DISCUSSION Federal Rule of Civil Procedure 12(b)(1) authorizes dismissal of a claim for lack of subject matter jurisdiction. When subject matter jurisdiction is challenged, the plaintiff has the burden of proving jurisdiction to survive the motion. Evans v. B.F. Perkins Co., 166 F.3d 642, 647-50 (4th Cir. 1999). The facts alleged in the complaint are taken as true where a defendant raises a facial challenge to subject matter jurisdiction. Kerns v. United States, 585 F.3d 187, 192 (4th Cir. 2009).

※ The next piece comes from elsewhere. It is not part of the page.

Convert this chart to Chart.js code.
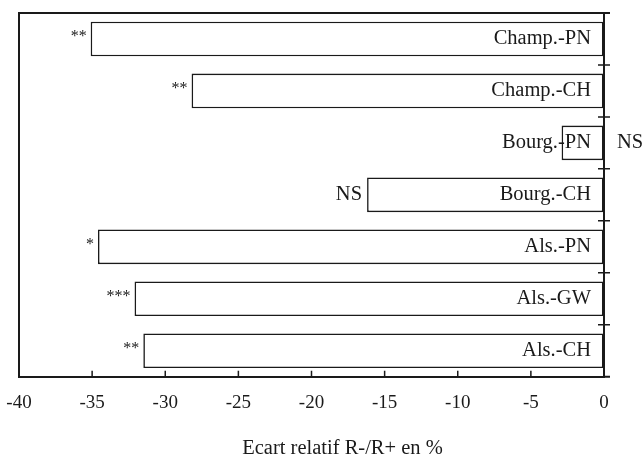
<!DOCTYPE html>
<html>
<head>
<meta charset="utf-8">
<script src="https://cdn.jsdelivr.net/npm/chart.js@4.4.0/dist/chart.umd.min.js"></script>
<style>
  html, body { margin: 0; padding: 0; background: #fff; }
  #wrap { width: 644px; height: 457px; position: relative; }
</style>
</head>
<body>
<div id="wrap"><canvas id="c" width="644" height="457"></canvas></div>
<script>
// ---- data ----
const categories = ['Champ.-PN', 'Champ.-CH', 'Bourg.-PN', 'Bourg.-CH', 'Als.-PN', 'Als.-GW', 'Als.-CH'];
const values = [-35.1, -28.2, -2.9, -16.2, -34.6, -32.1, -31.5];
const significance = ['**', '**', 'NS', 'NS', '*', '***', '**'];
const xMin = -40, xMax = 0, xStep = 5;
const xTitle = 'Ecart relatif R-/R+ en %';

const FONT = '"Liberation Serif", "Times New Roman", serif';
const INK = '#1a1a1a';

const decor = {
  id: 'decor',
  afterDatasetsDraw(chart) {
    const ctx = chart.ctx;
    const a = chart.chartArea;
    const xs = chart.scales.x, ys = chart.scales.y;
    ctx.save();
    ctx.strokeStyle = INK;
    ctx.lineWidth = 2;
    ctx.lineCap = 'butt';
    // frame: top, left, extension of bottom axis
    ctx.beginPath();
    ctx.moveTo(a.left, a.bottom); ctx.lineTo(a.left, a.top); ctx.lineTo(a.right + 6, a.top);
    ctx.moveTo(a.right, a.bottom); ctx.lineTo(a.right + 6, a.bottom);
    ctx.stroke();
    // inward x ticks
    ctx.lineWidth = 1.5;
    ctx.beginPath();
    xs.ticks.forEach(t => {
      const px = xs.getPixelForValue(t.value);
      ctx.moveTo(px, a.bottom); ctx.lineTo(px, a.bottom - 6);
    });
    // crossing y ticks between categories
    for (let i = 0; i < categories.length - 1; i++) {
      const py = (ys.getPixelForValue(i) + ys.getPixelForValue(i + 1)) / 2;
      ctx.moveTo(a.right - 6, py); ctx.lineTo(a.right + 6, py);
    }
    ctx.stroke();

    // labels
    const meta = chart.getDatasetMeta(0);
    ctx.fillStyle = INK;
    ctx.textBaseline = 'middle';
    meta.data.forEach((bar, i) => {
      const cy = ys.getPixelForValue(i);
      ctx.font = '20.5px ' + FONT;
      ctx.textAlign = 'right';
      const lx = xs.getPixelForValue(0) - 13;
      ctx.fillText(categories[i], lx, cy);
      const labW = ctx.measureText(categories[i]).width;
      const left = xs.getPixelForValue(values[i]);
      const s = significance[i];
      const isStar = s.indexOf('*') >= 0;
      ctx.font = (isStar ? '16px ' : '20.5px ') + FONT;
      const barLen = xs.getPixelForValue(0) - left;
      if (barLen < labW + 13) {
        ctx.textAlign = 'left';
        ctx.fillText(s, xs.getPixelForValue(0) + 13, cy);
      } else {
        ctx.textAlign = 'right';
        ctx.fillText(s, left - (isStar ? 4 : 5), cy + (isStar ? -2 : 0));
      }
    });

    // axis title (centred a little right of the plot centre, as in the original)
    ctx.font = '20.5px ' + FONT;
    ctx.textAlign = 'center';
    ctx.textBaseline = 'middle';
    ctx.fillText(xTitle, (a.left + a.right) / 2 + 31, a.bottom + 72);
    ctx.restore();
  }
};

new Chart(document.getElementById('c'), {
  type: 'bar',
  data: {
    labels: categories,
    datasets: [{
      data: values,
      backgroundColor: '#ffffff',
      borderColor: INK,
      borderWidth: 1.6,
      borderSkipped: false,
      barPercentage: 0.667,
      categoryPercentage: 1.0
    }]
  },
  options: {
    indexAxis: 'y',
    responsive: false,
    animation: false,
    devicePixelRatio: 1,
    layout: { padding: { left: 19, right: 40, top: 13, bottom: 30 } },
    plugins: { legend: { display: false }, tooltip: { enabled: false } },
    scales: {
      x: {
        type: 'linear',
        position: 'bottom',
        min: xMin, max: xMax,
        ticks: { stepSize: xStep, color: INK, font: { family: FONT, size: 19 }, padding: 15, maxRotation: 0 },
        grid: { drawOnChartArea: false, drawTicks: false },
        border: { display: true, color: INK, width: 2 },
        title: { display: false },
        afterFit: (scale) => { scale.paddingLeft = 0; scale.paddingRight = 0; scale.height = 50.3; }
      },
      y: {
        position: 'right',
        ticks: { display: false },
        grid: { drawOnChartArea: false, drawTicks: false },
        border: { display: true, color: INK, width: 2 }
      }
    }
  },
  plugins: [decor]
});
</script>
</body>
</html>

A Rule 12(b)(6) motion tests the legal sufficiency of the complaint. Papasan v. Allain, 478 U.S. 265, 283 (1986). When acting on a motion to dismiss under Rule 12(b)(6), “the court should accept as true all well-pleaded allegations and should view the complaint in a light most favorable to the plaintiff.” Mylan Labs., Inc. v. Matkari, 7 F.3d 1130, 1134 (4th Cir.1993). A complaint must allege enough facts to state a claim for relief that is facially plausible. Bell Atlantic Corp. v. Twombly, 550 U.S. 544, 570 (2007). Facial plausibility means that the facts pled “allow[] the court to draw the reasonable inference that the defendant is liable for the misconduct alleged,” and mere recitals of the elements of a cause of action supported by conclusory statements do not suffice. Ashcroft v. Iqbal, 556 U.S. 662, 678 (2009). Defendant correctly argues that plaintiff's complaint fails to demonstrate that he has complied with the CLJA’s administrative exhaustion requirement. This Court has held that “(before a plaintiff may bring an action under the CLJA, he or she must first comply with the Federal Tort Claims Act (FTCA) by presenting the claim to the appropriate federal agency, here the Navy.” Pugh v. United States, No. 7:22-CV-124-BO-BM, 2023 WL 1081262, at *4 (E.D.N.C. Jan. 27, 2023). In the absence of any allegation that plaintiff has complied with the administrative exhaustion requirement, the Court lacks subject matter jurisdiction to consider his claim. Plaintiff has further failed to state a claim upon which relief can be granted because his complaint is devoid of any factual allegations. Plaintiff responds that he has attached medical records and documents showing that he was stationed at Camp Lejeune. Though pro se complaints are held to a less stringent standard, Estelle v. Gamble, 429 U.S. 97, 106 (1976), a court is nonetheless not required to ‘“discern the unexpressed intent of the plaintiff[.]’” Williams v. Ozmint, 716 F.3d 801, 805 (4th Cir. 2013) (quoting Laber v. Harvey, 438 F.3d 404, 413 n. 3 (4" Cir. 2006) (en banc)).
CONCLUSION Accordingly, and for the foregoing reasons, the motion to dismiss by defendant [DE 9] is GRANTED. Plaintiffs complaint is DISMISSED WITHOUT PREJUDICE. The clerk is DIRECTED to close this case.
SO ORDERED, this oe. day of July 2023.